The cube, recall, fractions into six equal half-pyramids, their apexes at the cube's center, to which we assigned volume 1/2 (see Chapter 4). Therefore six of them comprise a volume 3 cube, which embraces Kepler's Stella Octangula (see index), two intersecting tetrahedra of volume 1 each. Two of the aforementioned half-pyramids, square base to square base, comprise our Coupler, a space-filling squashed octahedron, likewise of volume 1.
Each/either of the two cube-supporting tetrahedra fraction into 24 A modules, 12 left handed and 12 right handed.
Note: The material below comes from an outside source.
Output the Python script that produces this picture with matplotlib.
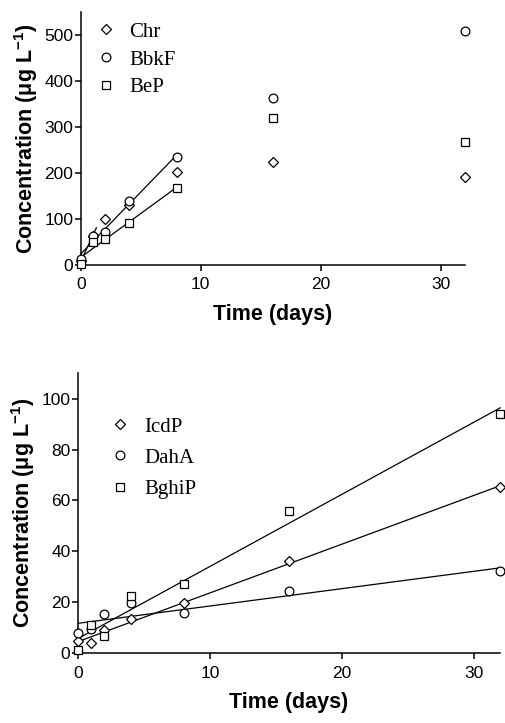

Combined with left and right B modules, likewise of volume 1/24, we have the means to assemble many of our friendly XYZ/IVM lattice-embedded shapes.
Later, when we get back to 5-fold symmetry (perhaps via the Jitterbug Transformation -- depends on the hypertoon), we'll take a look at the S, E and T modules (see Chapter 10 and 'For Further Reading' in the appendix).
Much of our workstation time/energy will involve exploring the mathematical tools we might use to explore these kinds of spatial compositions and transformations. We will continue making use of Python and friends, alien languages (whatever you have time to take on -- this text cannot address your specific circumstances so please feel free to resequence our contributions into your studies as needed).
We will also make use of POV-Ray, a high quality free ray tracer. The Python + POV-Ray synergy will provide a strong platform on which to base later understanding of computer graphics and animation. "Geometric cartooning" is something we consider fun in this neck of the woods. We hope you will agree and join us in work and in play.